The consequences of these establishments we see and feel every
day [written in 1765]. A native of America who cannot read and
write is as rare ... as a comet or an earthquake. John Adams
Principle 24
-
A free people will not survive unless they stay strong.
"To be prepared for war is one of the most effectual means of
preserving peace." George Washington
Principle 25
-
"Peace, commerce, and honest friendship with all nations --
entangling alliances with none."- Thomas Jefferson, given in his
first inaugural address.
Principle 26 -
The core unit which determines the strength of any society is
the family; therefore the government should foster and protect
its integrity.
"There is certainly no country in the world where the tie of
marriage is more respected than in America, or where conjugal
happiness is more highly or worthily appreciated.
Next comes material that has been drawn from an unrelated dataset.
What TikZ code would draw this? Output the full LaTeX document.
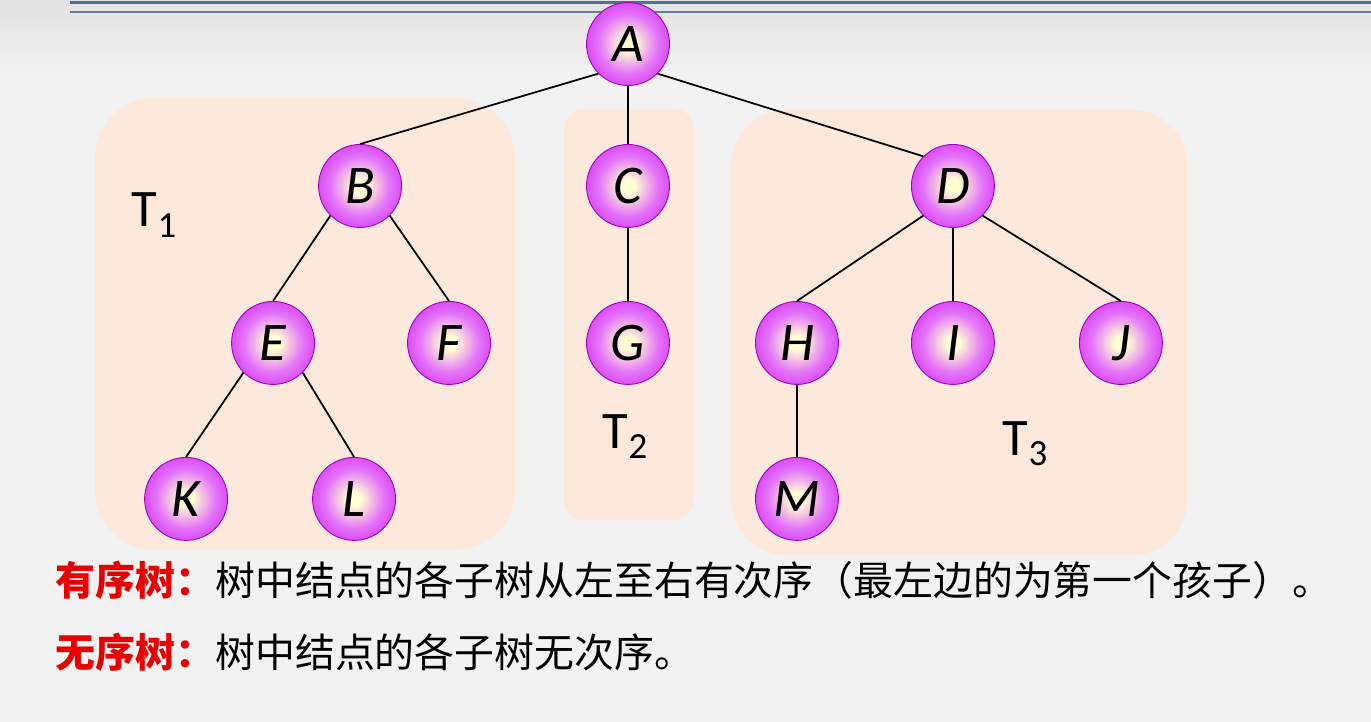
\documentclass[tikz,border=0pt]{standalone}
\usepackage{fontspec}
\usepackage{tikz}
\usetikzlibrary{positioning}
\newfontfamily\letterfont{Carlito}
\newfontfamily\cjk{Noto Sans CJK SC}

\definecolor{bgmain}{RGB}{242,242,242}
\definecolor{bgtop}{RGB}{226,226,226}
\definecolor{rulea}{RGB}{80,110,150}
\definecolor{ruleb}{RGB}{110,125,145}
\definecolor{subtree}{RGB}{252,233,220}
\definecolor{ballcore}{RGB}{255,255,210}
\definecolor{ballmid}{RGB}{228,115,250}
\definecolor{ballouter}{RGB}{210,40,242}
\definecolor{ballrim}{RGB}{196,0,232}
\definecolor{ballline}{RGB}{160,0,190}
\definecolor{keyred}{RGB}{232,0,0}

\pgfdeclareradialshading{purpleball}{\pgfpoint{0bp}{0bp}}{%
  color(0bp)=(ballcore); color(4bp)=(ballcore); color(18bp)=(ballmid);
  color(32bp)=(ballouter); color(44bp)=(ballrim); color(50bp)=(ballrim)}

\tikzset{treelabel/.style={anchor=base west, inner sep=0pt,
  font=\letterfont\fontsize{30}{30}\selectfont}}

\begin{document}
\begin{tikzpicture}[x=0.02cm, y=-0.02cm,
      node distance=3.1cm,
      on grid,
      line width=1pt,
      ball/.style={circle, minimum size=1.66cm, inner sep=0pt,
        shading=purpleball, draw=ballline, line width=0.5pt,
        font=\letterfont\itshape\fontsize{31}{31}\selectfont},
      subtreebox/.style={fill=subtree}]

    % background and title rules
    \useasboundingbox (0,0) rectangle (1371,722);
    \fill[bgmain] (0,0) rectangle (1371,722);
    \fill[top color=bgtop, bottom color=bgmain] (0,0) rectangle (1371,75);
    \draw[rulea, line width=1.7pt] (70,3) -- (1371,3);
    \draw[ruleb, line width=1.1pt] (70,12) -- (1371,12);

    % subtrees
    \fill[subtreebox, rounded corners=1.2cm] (95,98) rectangle (515,550);
    \fill[subtreebox, rounded corners=0.4cm] (564,109) rectangle (694,520);
    \fill[subtreebox, rounded corners=1.1cm] (731,110) rectangle (1187,555);

    \node[ball]
      (A) at (628,44) {A};
    \node[ball]
      (B) [below left=2.84cm and 5.36cm of A] {B};
    \node[ball]
      (C) [below=2.84cm of A] {C};
    \node[ball]
      (D) [below right=2.84cm and 6.5cm of A] {D};
    \node[ball]
      (E) [below left=3.14cm and 1.74cm of B] {E};
    \node[ball]
      (F) [below right=3.14cm and 1.78cm of B] {F};
    \node[ball]
      (G) [below=3.14cm of C] {G};
    \node[ball]
      (H) [below left=3.14cm and 3.12cm of D] {H};
    \node[ball]
      (I) [below=3.14cm of D] {I};
    \node[ball]
      (J) [below right=3.14cm and 3.36cm of D] {J};
    \node[ball]
      (K) [below left=3.12cm and 1.74cm of E] {K};
    \node[ball]
      (L) [below right=3.12cm and 1.62cm of E] {L};
    \node[ball]
      (M) [below=3.12cm of H] {M};

    \path
      (A.south west) edge (B.north)
      (A.south) edge (C.north)
      (A.south east) edge (D.north west)
      (B.south west) edge (E.north)
      (B.south east) edge (F.north)
      (C.south) edge (G.north)
      (D.south west) edge (H.north)
      (D.south) edge (I.north)
      (D.south east) edge (J.north)
      (E.south west) edge (K.north)
      (E.south east) edge (L.north)
      (H.south) edge (M.north);

    \node[treelabel] (T1) at (131,227) {T\raisebox{-6pt}{\fontsize{21}{21}\selectfont 1}};
    \node[treelabel] (T2) at (602,448) {T\raisebox{-6pt}{\fontsize{21}{21}\selectfont 2}};
    \node[treelabel] (T3) at (1002,455) {T\raisebox{-6pt}{\fontsize{21}{21}\selectfont 3}};

    % definitions
    \node[anchor=west, inner sep=0pt, font=\cjk\fontsize{22.7}{22.7}\selectfont]
      (Ordered) at (55,580) {{\color{keyred}\bfseries 有序树：}树中结点的各子树从左至右有次序（最左边的为第一个孩子）。};
    \node[anchor=west, inner sep=0pt, font=\cjk\fontsize{22.7}{22.7}\selectfont]
      (Unordered) at (55,652) {{\color{keyred}\bfseries 无序树：}树中结点的各子树无次序。};

  \end{tikzpicture}
\end{document}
Alexis de
Tocqueville
Principle 27
-
The burden of debt is as destructive to human freedom as
subjugation by conquest.
"We are bound to defray expenses [of the war] within our own
time, and are unauthorized to burden posterity with them.... We
shall all consider ourselves morally bound to pay them ourselves
and consequently within the life [expectancy] of the majority."
Thomas Jefferson
Principle 28
-
The United States has a manifest destiny to eventually become a
glorious example of God's law under a restored Constitution that
will inspire the entire human race.
The Founders sensed from the very beginning that they were on a
divine mission. Their great disappointment was that it didn't
all come to pass in their day, but they knew that someday it
would. John Adams wrote:
"I always consider the settlement of America with reverence and
wonder, as the opening of a grand scene and design in Providence
for the illumination of the ignorant, and the emancipation of
the slavish part of mankind all over the earth."